Friday, 8 April 2016

The End of Season Bash (part 1)

Champagne's on Ice, but what about St Totteringham's Day?

Congratulations Leicester City on winning the most unlikeliest prize of all. The claiming of the Premier League title has been a revelation that is both sweet and poison to football fans all over the country.

But... hang on, they haven't won it yet?

No, but they need a minimum of four wins from their remaining six games and while they face in-form West Ham, Man United (desperate for a top four finish) and dethroned champions Chelsea, they also have three very winnable ties against Everton, Swansea and Sunderland and that should be enough, given Spurs' tough run-in.

Arsenal, on paper, look better equipped to make a late challenge, despite having to win 3 more games than Leicester. Five of their final six fixtures are all pretty much guaranteed three pointers - Palace, West Brom, Sunderland and Norwich before a last day 'test' against Villa. However, they also face West Ham at the Boleyn Ground and Man City in sunny Mancsville - two games that will possible define their stop/start season. 15 points would give Arsenal 73 points, meaning Leicester would only need 5 points to guarantee the title.

Spurs have Chelsea away - never a happy hunting ground and against a team playing for pride. They have Man Utd at home, also another team the North London club struggle to beat, wherever they play and whatever form they happen to be in. Stoke away also poses a threat - Spurs can win there, but going to the Potteries is never, ever, a forecast-able result. That leaves West Brom and Southampton at home and a potential crazy last day when they go to St James Park in Newcastle to play a side that may or may not have already been relegated, but might also need a win to save their status. If Spurs can draw against Chelsea, and beat their opponents in the other five, that would give them 16 points and a total of 78 points, meaning Leicester would need to win four matches as Spurs have, by far, the best goal difference in the league. That, on paper could put pressure on Leicester, but the reality is, it is Spurs they are up against.

So, while the league title is still not mathematically impossible, most Spurs fans would have bitten your hand off at the start of the season just to finish above Arsenal, even if that was us in 16th and them in 17th. The gap between the two pernicious rivals is four points, but Arsenal have a game in hand, so that could be one point and a far worse goal difference to overcome - not impossible by any stretch of the imagination. The reality is the fight for runner-up is far more likely to stir up passions among two sets of rivals than the unexpected Leicester title.

Don't get me wrong. If Spurs were to defy the odds and win the title I would not have the slightest problem in partying like it was 1999 all over again, but I also accept that it is as unlikely as Leicester winning the title... oh... But, it has been a great season to watch and live and I never really expected something like this in my lifetime; there was always the hope but never the reality - Spurs usually fall short much earlier than this and it's the hope that gets you in the end.

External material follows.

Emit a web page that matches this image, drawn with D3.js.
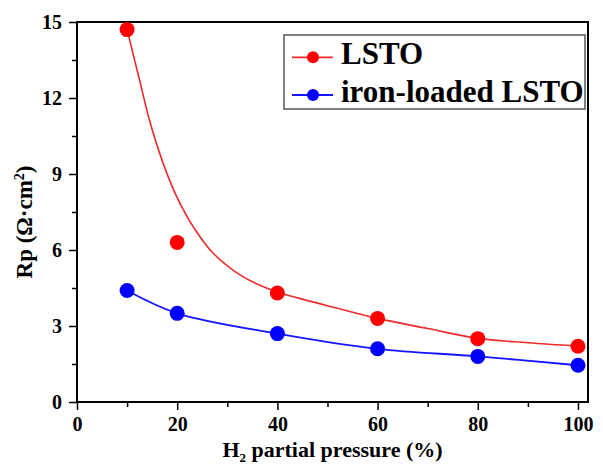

I decided after the lasagne-gate incident - 10 years ago now - that I would be happy with a) supremacy over the Arse or b) just one year where we finish above the bastards; and, frankly, we've flattered to deceive and always managed to screw it up. This season, as a die-hard Spurs fan, is likely to have the same result, even if we finish 3rd and are guaranteed Champions League group football next year. 3rd would be a disaster if Arsenal were above us.

In the world of harsh realities, Spurs could end up taking just six points from their last six matches and if you were a betting man this is your best bet; except for 28 of the last 32 matches, Spurs have played like one of the two best teams in the country - many managers claim they are the best side their clubs' have faced and unusually Spurs are now tough to beat; they don't concede that many goals (less than anyone else in the top flight) and this is a team that has showed, time and time again, it doesn't know when it is beaten. Most un-Spurs-like.

Against Liverpool, in a game they needed to win and went a goal behind, I never once gave up; I could see us scoring - we did - and I could see us getting a winner - we didn't, but we didn't lose and not losing is a mentality that has benefited both Spurs and Leicester.

So I err on the pessimistic only because recent history demands it. History however has never had a Spurs side quite like this one, at least not for 55 years, and this team is ridiculously young and fit and has gained more points from losing positions than any team in the league; so there is room for some cautious optimism and, of course, this weird season could still throw up some curve balls. Sunderland are fighting for their lives - relegation this season will cost teams so much money it isn't funny - and we all know - because of Leicester's heroics last season - relegation-threatened teams somehow turn it around, sometimes. Sunderland face both Arsenal and Leicester at home and it is arguably their two most important games, because points taken from these are not expected, despite home advantage. Plus they have Big Sam and he likes a challenge, having never been relegated in his career.

St Totteringham's Day - the near-mythical day when Spurs can no longer overhaul their North London neighbours has only gone down to the last day of the season twice in recent years and both times the Arse have triumphed, despite Spurs being in pole position. It would be fair to say that I will be looking down the table over the next few weeks, not above.

If I had any finger nails, I wouldn't.